Being a freelance photojournalist means having to find a story and sometimes go out on a limb, Ortega said. It can be dangerous and for many, it is hard to get stories published. In many cases, Ortega would pitch his story to multiple editors and nobody would pick it up.

“It’s either feast or famine,” Ortega said. “You could go weeks without work or you could have a really good month where you have up to three assignments and get well paid for it.”

Because of the difficulty in the field, many photojournalists have side jobs as event photographers or, in Ortega’s case, as teachers. Ortega worked as an adjunct news photography professor at Eastfield for two semesters in 2016-17, in part to raise money to finance future stories.

Ortega regularly invited guest speakers to his class, including freelance and portrait photographer Jeremiah Stanley.

Eastfield graduate and professional photographer Alejandra Rosas connected with Stanley through Ortega’s class and had the opportunity to work as his assistant on an assignment.

Although Rosas had a digital photography certificate and a lot of experience, she said she found the class valuable.

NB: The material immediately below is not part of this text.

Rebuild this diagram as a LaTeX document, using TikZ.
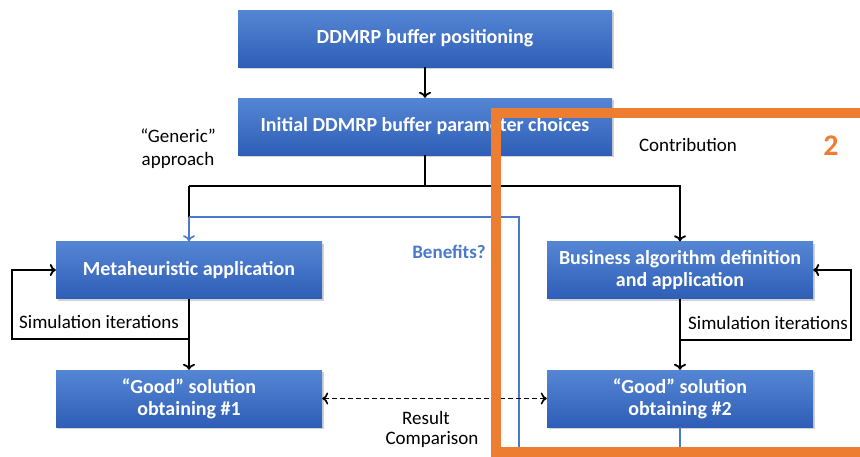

“It felt like I was learning photography again,” Rosas said.

Rosas said one of the things that made Ortega an interesting professor was his experience photographing international news like the Chilean mine collapse and rescue.

“You see it on the news and everywhere, but you never imagine you’re going to meet somebody who was there,” Rosas said.

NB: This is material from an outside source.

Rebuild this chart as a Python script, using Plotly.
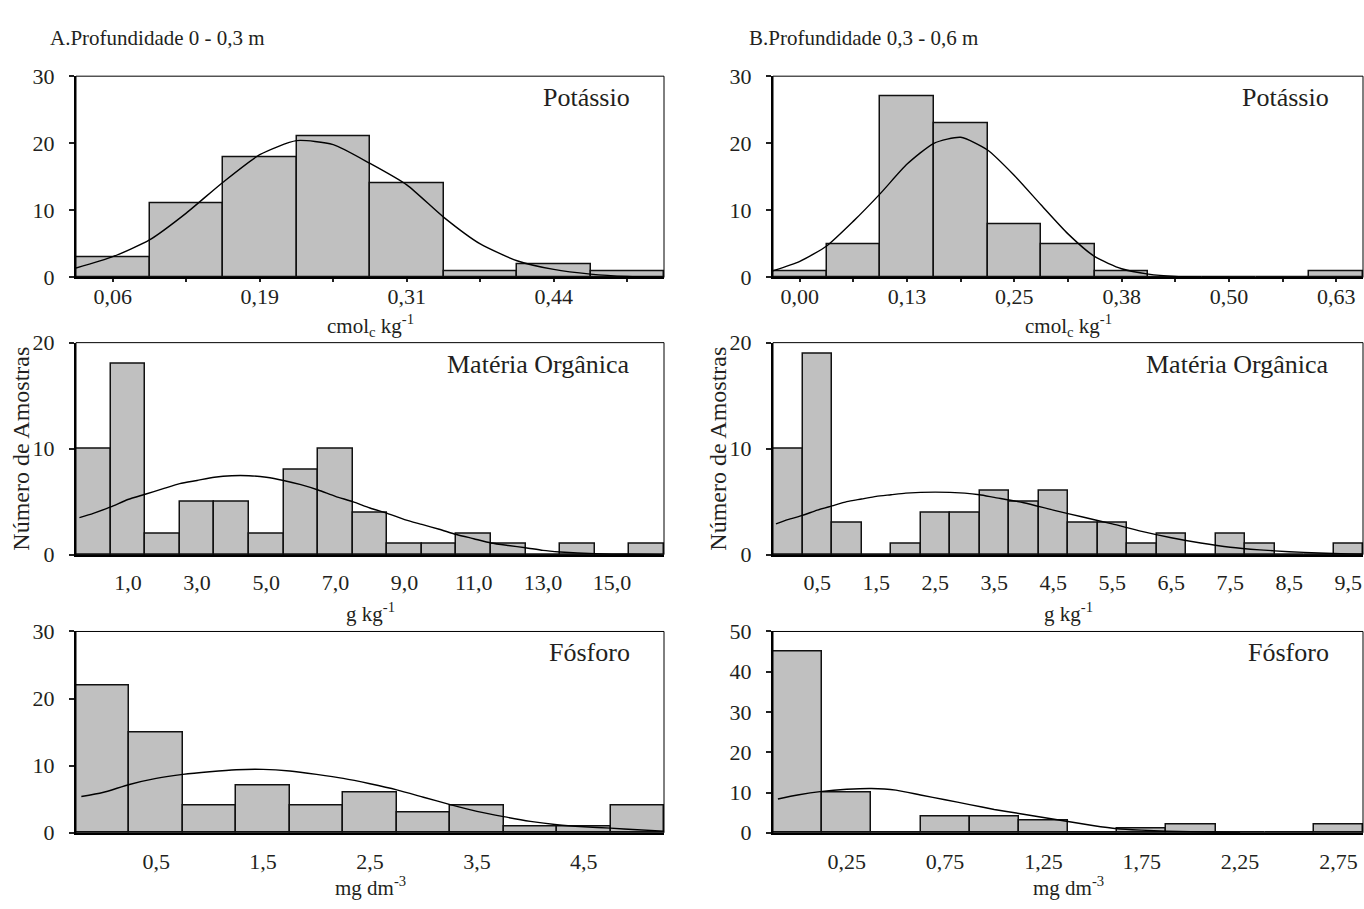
import plotly.graph_objects as go
from plotly.subplots import make_subplots

# ---------------- data ----------------
# A. Profundidade 0 - 0,3 m
a_k_bins = [0.0625, 0.125, 0.1875, 0.25, 0.3125, 0.375, 0.4375, 0.5]
a_k_counts = [3, 11, 18, 21, 14, 1, 2, 1]
a_k_ticktext = ["0,06", "", "0,19", "", "0,31", "", "0,44", ""]
a_k_curve_x = [0.03125, 0.0625, 0.09375, 0.125, 0.15625, 0.1875, 0.21875, 0.25, 0.28125,
               0.3125, 0.34375, 0.375, 0.40625, 0.4375, 0.46875, 0.5, 0.53125]
a_k_curve_y = [1.4, 3.1, 5.6, 9.6, 14.2, 18.3, 20.4, 19.8, 17.0, 13.8, 9.0, 5.0, 2.5, 1.2, 0.5, 0.15, 0.05]

a_mo_bins = [0, 1, 2, 3, 4, 5, 6, 7, 8, 9, 10, 11, 12, 13, 14, 15, 16]
a_mo_counts = [10, 18, 2, 5, 5, 2, 8, 10, 4, 1, 1, 2, 1, 0, 1, 0, 1]
a_mo_ticktext = ["", "1,0", "", "3,0", "", "5,0", "", "7,0", "", "9,0", "", "11,0", "", "13,0", "", "15,0", ""]
a_mo_curve_x = [-0.4, 0, 0.5, 1, 1.5, 2, 2.5, 3, 3.5, 4, 4.5, 5, 5.5, 6, 6.5, 7, 7.5, 8, 8.5, 9,
                9.5, 10, 10.5, 11, 11.5, 12, 12.5, 13, 13.5, 14, 15, 16, 16.4]
a_mo_curve_y = [3.5, 3.9, 4.5, 5.2, 5.7, 6.2, 6.7, 7.0, 7.3, 7.45, 7.45, 7.3, 7.0, 6.6, 6.1, 5.5, 5.0,
                4.4, 3.9, 3.3, 2.85, 2.4, 1.9, 1.5, 1.1, 0.86, 0.65, 0.4, 0.25, 0.15, 0.05, 0.02, 0.0]

a_p_bins = [0.0, 0.5, 1.0, 1.5, 2.0, 2.5, 3.0, 3.5, 4.0, 4.5, 5.0]
a_p_counts = [22, 15, 4, 7, 4, 6, 3, 4, 1, 1, 4]
a_p_ticktext = ["", "0,5", "", "1,5", "", "2,5", "", "3,5", "", "4,5", ""]
a_p_curve_x = [-0.2, 0.0, 0.25, 0.5, 0.75, 1.0, 1.25, 1.5, 1.75, 2.0, 2.25, 2.5, 2.75, 3.0,
               3.25, 3.5, 3.75, 4.0, 4.25, 4.5, 4.75, 5.0, 5.25]
a_p_curve_y = [5.4, 6.0, 7.2, 8.1, 8.7, 9.1, 9.4, 9.45, 9.2, 8.7, 8.1, 7.3, 6.4, 5.3,
               4.2, 3.2, 2.4, 1.7, 1.2, 0.9, 0.7, 0.45, 0.25]

# B. Profundidade 0,3 - 0,6 m
b_k_bins = [0.0, 0.0625, 0.125, 0.1875, 0.25, 0.3125, 0.375, 0.4375, 0.5, 0.5625, 0.625]
b_k_counts = [1, 5, 27, 23, 8, 5, 1, 0, 0, 0, 1]
b_k_ticktext = ["0,00", "", "0,13", "", "0,25", "", "0,38", "", "0,50", "", "0,63"]
b_k_curve_x = [-0.03125, 0.0, 0.03125, 0.0625, 0.09375, 0.125, 0.15625, 0.1875, 0.21875, 0.25,
               0.28125, 0.3125, 0.34375, 0.375, 0.40625, 0.4375, 0.46875, 0.5]
b_k_curve_y = [1.0, 2.4, 4.7, 8.4, 12.5, 16.9, 20.0, 20.9, 19.0, 15.2, 10.8, 6.5, 3.1, 1.3, 0.5, 0.15, 0.05, 0.0]

b_mo_bins = [0.0, 0.5, 1.0, 1.5, 2.0, 2.5, 3.0, 3.5, 4.0, 4.5, 5.0, 5.5, 6.0, 6.5, 7.0, 7.5, 8.0, 8.5, 9.0, 9.5]
b_mo_counts = [10, 19, 3, 0, 1, 4, 4, 6, 5, 6, 3, 3, 1, 2, 0, 2, 1, 0, 0, 1]
b_mo_ticktext = ["", "0,5", "", "1,5", "", "2,5", "", "3,5", "", "4,5", "", "5,5", "", "6,5", "", "7,5", "", "8,5", "", "9,5"]
b_mo_curve_x = [-0.2, 0.0, 0.25, 0.5, 0.75, 1.0, 1.25, 1.5, 1.75, 2.0, 2.5, 3.0, 3.25, 3.5, 4.0,
                4.5, 5.0, 5.5, 6.0, 6.5, 7.0, 7.5, 8.0, 8.5, 9.0, 9.5, 9.75]
b_mo_curve_y = [2.9, 3.3, 3.7, 4.2, 4.6, 5.0, 5.25, 5.5, 5.65, 5.8, 5.9, 5.8, 5.65, 5.4, 4.9,
                4.2, 3.55, 2.9, 2.2, 1.6, 1.1, 0.7, 0.45, 0.28, 0.15, 0.07, 0.04]

b_p_bins = [0.0, 0.25, 0.5, 0.75, 1.0, 1.25, 1.5, 1.75, 2.0, 2.25, 2.5, 2.75]
b_p_counts = [45, 10, 0, 4, 4, 3, 0, 1, 2, 0, 0, 2]
b_p_ticktext = ["", "0,25", "", "0,75", "", "1,25", "", "1,75", "", "2,25", "", "2,75"]
b_p_curve_x = [-0.1, 0.0, 0.125, 0.25, 0.375, 0.5, 0.625, 0.75, 0.875, 1.0, 1.125, 1.25, 1.375,
               1.5, 1.625, 1.75, 1.875, 2.0, 2.125, 2.25]
b_p_curve_y = [8.4, 9.4, 10.3, 10.8, 11.0, 10.6, 9.4, 8.2, 7.0, 5.8, 4.8, 3.8, 2.8,
               1.8, 1.0, 0.65, 0.4, 0.25, 0.15, 0.05]

panel_names = ["Potássio", "Matéria Orgânica", "Fósforo"]
unit_titles = ["cmol<sub>c</sub> kg<sup>-1</sup>", "g kg<sup>-1</sup>", "mg dm<sup>-3</sup>"]
y_max = {"A": [30, 20, 30], "B": [30, 20, 50]}
depth_titles = ["A.Profundidade 0 - 0,3 m", "B.Profundidade 0,3 - 0,6 m"]
y_title = "Número de Amostras"

# ---------------- layout helpers ----------------
W, H = 1364, 909
FONT = "Liberation Serif, Times New Roman, serif"
TXT = "#231f20"
BAR = "#c0c0c0"

col_px = {1: (76, 664), 2: (773, 1363)}
row_px = {1: (66, 273), 2: (340, 558), 3: (637, 844)}
unit_y_px = {1: 322, 2: 617, 3: 899}
tick_standoff = {1: -5, 2: 7, 3: 8}

def fx(p):
    return p / W

def fy(p):
    return 1 - p / H

panels = [
    (1, 1, a_k_bins, a_k_counts, a_k_ticktext, a_k_curve_x, a_k_curve_y, y_max["A"][0], True),
    (1, 2, b_k_bins, b_k_counts, b_k_ticktext, b_k_curve_x, b_k_curve_y, y_max["B"][0], True),
    (2, 1, a_mo_bins, a_mo_counts, a_mo_ticktext, a_mo_curve_x, a_mo_curve_y, y_max["A"][1], False),
    (2, 2, b_mo_bins, b_mo_counts, b_mo_ticktext, b_mo_curve_x, b_mo_curve_y, y_max["B"][1], False),
    (3, 1, a_p_bins, a_p_counts, a_p_ticktext, a_p_curve_x, a_p_curve_y, y_max["A"][2], False),
    (3, 2, b_p_bins, b_p_counts, b_p_ticktext, b_p_curve_x, b_p_curve_y, y_max["B"][2], False),
]

fig = make_subplots(rows=3, cols=2)
annotations = []
shapes = []

for idx, (r, c, bins, counts, ticktext, cx, cy, ymax, xticks) in enumerate(panels):
    w = bins[1] - bins[0]
    fig.add_trace(go.Bar(x=bins, y=counts, width=w,
                         marker=dict(color=BAR, line=dict(color="#111", width=1.5)),
                         hoverinfo="skip"), row=r, col=c)
    fig.add_trace(go.Scatter(x=cx, y=cy, mode="lines",
                             line=dict(color="#000", width=1.4, shape="spline", smoothing=0.6),
                             hoverinfo="skip"), row=r, col=c)
    x0p, x1p = col_px[c]
    y0p, y1p = row_px[r]
    n = idx + 1
    xa = "xaxis" if n == 1 else f"xaxis{n}"
    ya = "yaxis" if n == 1 else f"yaxis{n}"
    lab_vals = [b for b, t in zip(bins, ticktext) if t]
    lab_text = [t for t in ticktext if t]
    minor_vals = [b for b, t in zip(bins, ticktext) if not t]
    xaxis_cfg = dict(
        domain=[fx(x0p), fx(x1p)],
        range=[bins[0] - w / 2, bins[-1] + w / 2],
        tickmode="array", tickvals=lab_vals, ticktext=lab_text,
        ticks="outside" if xticks else "", ticklen=3, tickwidth=2, tickcolor="#222",
        showline=True, linecolor="#000", linewidth=2,
        showgrid=False, zeroline=False,
        tickfont=dict(family=FONT, size=22, color=TXT),
        ticklabelstandoff=tick_standoff[r],
    )
    if xticks:
        xaxis_cfg["minor"] = dict(tickmode="array", tickvals=minor_vals, ticks="outside",
                                  ticklen=3, tickwidth=2, tickcolor="#222", showgrid=False)
    fig.layout[xa].update(**xaxis_cfg)
    fig.layout[ya].update(
        domain=[fy(y1p), fy(y0p)],
        range=[0, ymax],
        tickmode="array", tickvals=list(range(0, ymax + 1, 10)),
        ticks="outside", ticklen=5, tickwidth=2, tickcolor="#222",
        showline=True, linecolor="#000", linewidth=2,
        showgrid=False, zeroline=False,
        tickfont=dict(family=FONT, size=22, color=TXT),
        ticklabelstandoff=10,
    )
    xref = "x" if n == 1 else f"x{n}"
    yref = "y" if n == 1 else f"y{n}"
    # thin frame on top and right
    shapes.append(dict(type="rect", xref=f"{xref} domain", yref=f"{yref} domain",
                       x0=0, x1=1, y0=0, y1=1, line=dict(color="#000", width=1)))
    # panel name
    annotations.append(dict(text=panel_names[r - 1], xref="paper", yref="paper",
                            x=fx(x1p - 32), y=fy(y0p + 22), xanchor="right", yanchor="middle",
                            showarrow=False, font=dict(family=FONT, size=26, color=TXT)))
    # unit title
    annotations.append(dict(text=unit_titles[r - 1], xref="paper", yref="paper",
                            x=fx((x0p + x1p) / 2), y=fy(unit_y_px[r]), xanchor="center", yanchor="middle",
                            showarrow=False, font=dict(family=FONT, size=21, color=TXT)))

# depth titles
annotations.append(dict(text=depth_titles[0], xref="paper", yref="paper", x=fx(48), y=fy(27),
                        xanchor="left", yanchor="middle", showarrow=False,
                        font=dict(family=FONT, size=21, color=TXT)))
annotations.append(dict(text=depth_titles[1], xref="paper", yref="paper", x=fx(747), y=fy(27),
                        xanchor="left", yanchor="middle", showarrow=False,
                        font=dict(family=FONT, size=21, color=TXT)))
# y-axis titles
for xp in (21, 718):
    annotations.append(dict(text=y_title, xref="paper", yref="paper", x=fx(xp), y=fy(449),
                            xanchor="center", yanchor="middle", textangle=-90, showarrow=False,
                            font=dict(family=FONT, size=24, color=TXT)))

fig.update_layout(
    width=W, height=H,
    margin=dict(l=0, r=0, t=0, b=0),
    paper_bgcolor="white", plot_bgcolor="white",
    showlegend=False, bargap=0,
    annotations=annotations, shapes=shapes,
)

pin_js = (
    "document.body.style.margin='0px';"
    "document.body.style.padding='0px';"
    "document.body.style.overflow='hidden';"
    "var d=document.getElementById('{plot_id}');"
    "d.style.position='absolute';d.style.left='0px';d.style.top='0px';"
)
fig.write_html("out.html", config={"responsive": False, "displayModeBar": False},
               post_script=pin_js)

Ortega now works for the marketing team for Baylor University. He makes videos, has a stable income and a home in Waco with his wife, Madiha Kark.

Even in his current job, he works with people to visually tell their experiences and stories.

“It’s really about the world, less about one self, so that’s something I really liked about photojournalism,” Ortega said. “The capacity to connect with the world.”

Editor’s note: The narrative introduction originally placed Ortega in the back seat and stated that journalists traveled at night. These were incorrect and have been updated to reflect the true events. The Et Cetera regrets this error.